**The task**. Print exactly the lines from the first one down to the line containing "['#a84d4d', '#bf7300', '#6e935e', '#999999', '#0c7112'];", both ends included, with no pictures and nothing else.

-------------------------

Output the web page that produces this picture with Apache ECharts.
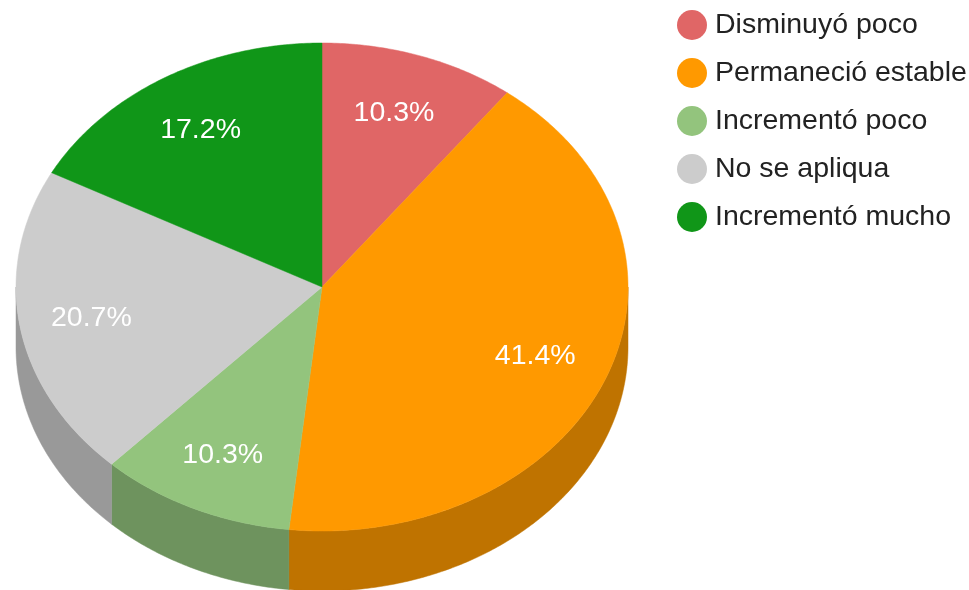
<!DOCTYPE html>
<html>
<head>
<meta charset="utf-8">
<style>html,body{margin:0;padding:0;background:#fff}#c{width:969px;height:590px;filter:blur(0.5px)}</style>
<script src="https://cdn.jsdelivr.net/npm/echarts@6/dist/echarts.min.js"></script>
</head>
<body>
<div id="c"></div>
<script>
const categories = ['Disminuyó poco', 'Permaneció estable', 'Incrementó poco', 'No se apliqua', 'Incrementó mucho'];
const values = [3, 12, 3, 6, 5];
const topColors = ['#e06666', '#ff9900', '#93c47d', '#cccccc', '#109618'];
const sideColors = ['#a84d4d', '#bf7300', '#6e935e', '#999999', '#0c7112'];

const CX = 322, CY = 287, RX = 306, RY = 244, DEPTH = 60, LABEL_R = 0.757;
const LABEL_DX = -2, LABEL_DY = 1;
const FONT = '"Liberation Sans", Arial, sans-serif';
const total = values.reduce((a, b) => a + b, 0);
const pt = (t, dy) => [CX + RX * Math.sin(t), CY + (dy || 0) - RY * Math.cos(t)];
const arc = (a, b, dy) => {
  const n = Math.max(2, Math.ceil((b - a) / 0.01));
  const out = [];
  for (let i = 0; i <= n; i++) out.push(pt(a + (b - a) * i / n, dy));
  return out;
};

function renderSlice(idx) {
  return function () {
    const before = values.slice(0, idx).reduce((a, b) => a + b, 0);
    const a = before / total * 2 * Math.PI;
    const b = (before + values[idx]) / total * 2 * Math.PI;
    const children = [];
    const sa = Math.max(a, Math.PI / 2), sb = Math.min(b, 3 * Math.PI / 2);
    if (sb > sa) {
      children.push({
        type: 'polygon', z2: 1,
        shape: { points: arc(sa, sb, 0).concat(arc(sa, sb, DEPTH).reverse()) },
        style: { fill: sideColors[idx], stroke: sideColors[idx], lineWidth: 0.5 }
      });
    }
    children.push({
      type: 'polygon', z2: 5,
      shape: { points: [[CX, CY]].concat(arc(a, b, 0)) },
      style: { fill: topColors[idx], stroke: topColors[idx], lineWidth: 0.5 }
    });
    const m = (a + b) / 2;
    children.push({
      type: 'text', z2: 10,
      style: {
        x: CX + RX * LABEL_R * Math.sin(m) + LABEL_DX,
        y: CY - RY * LABEL_R * Math.cos(m) + LABEL_DY,
        text: (values[idx] / total * 100).toFixed(1) + '%',
        fill: '#ffffff', font: '28.5px ' + FONT,
        align: 'center', verticalAlign: 'middle'
      }
    });
    return { type: 'group', children };
  };
}

const chart = echarts.init(document.getElementById('c'), null, { renderer: 'canvas' });
chart.setOption({
  animation: false,
  backgroundColor: '#ffffff',
  legend: {
    orient: 'vertical', left: 672, top: 3,
    icon: 'circle', itemWidth: 30, itemHeight: 30, itemGap: 14,
    padding: 5, selectedMode: false,
    data: categories,
    textStyle: { color: '#222222', fontSize: 28.5, fontFamily: FONT, lineHeight: 30, padding: [4, 0, 0, 3] }
  },
  series: categories.map((name, i) => ({
    type: 'custom', name, coordinateSystem: 'none',
    itemStyle: { color: topColors[i] },
    renderItem: renderSlice(i),
    data: [[values[i]]],
    silent: true
  }))
});
</script>
</body>
</html>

-------------------------

**Task output**.
Output the web page that produces this picture with Apache ECharts.
<!DOCTYPE html>
<html>
<head>
<meta charset="utf-8">
<style>html,body{margin:0;padding:0;background:#fff}#c{width:969px;height:590px;filter:blur(0.5px)}</style>
<script src="https://cdn.jsdelivr.net/npm/echarts@6/dist/echarts.min.js"></script>
</head>
<body>
<div id="c"></div>
<script>
const categories = ['Disminuyó poco', 'Permaneció estable', 'Incrementó poco', 'No se apliqua', 'Incrementó mucho'];
const values = [3, 12, 3, 6, 5];
const topColors = ['#e06666', '#ff9900', '#93c47d', '#cccccc', '#109618'];
const sideColors = ['#a84d4d', '#bf7300', '#6e935e', '#999999', '#0c7112'];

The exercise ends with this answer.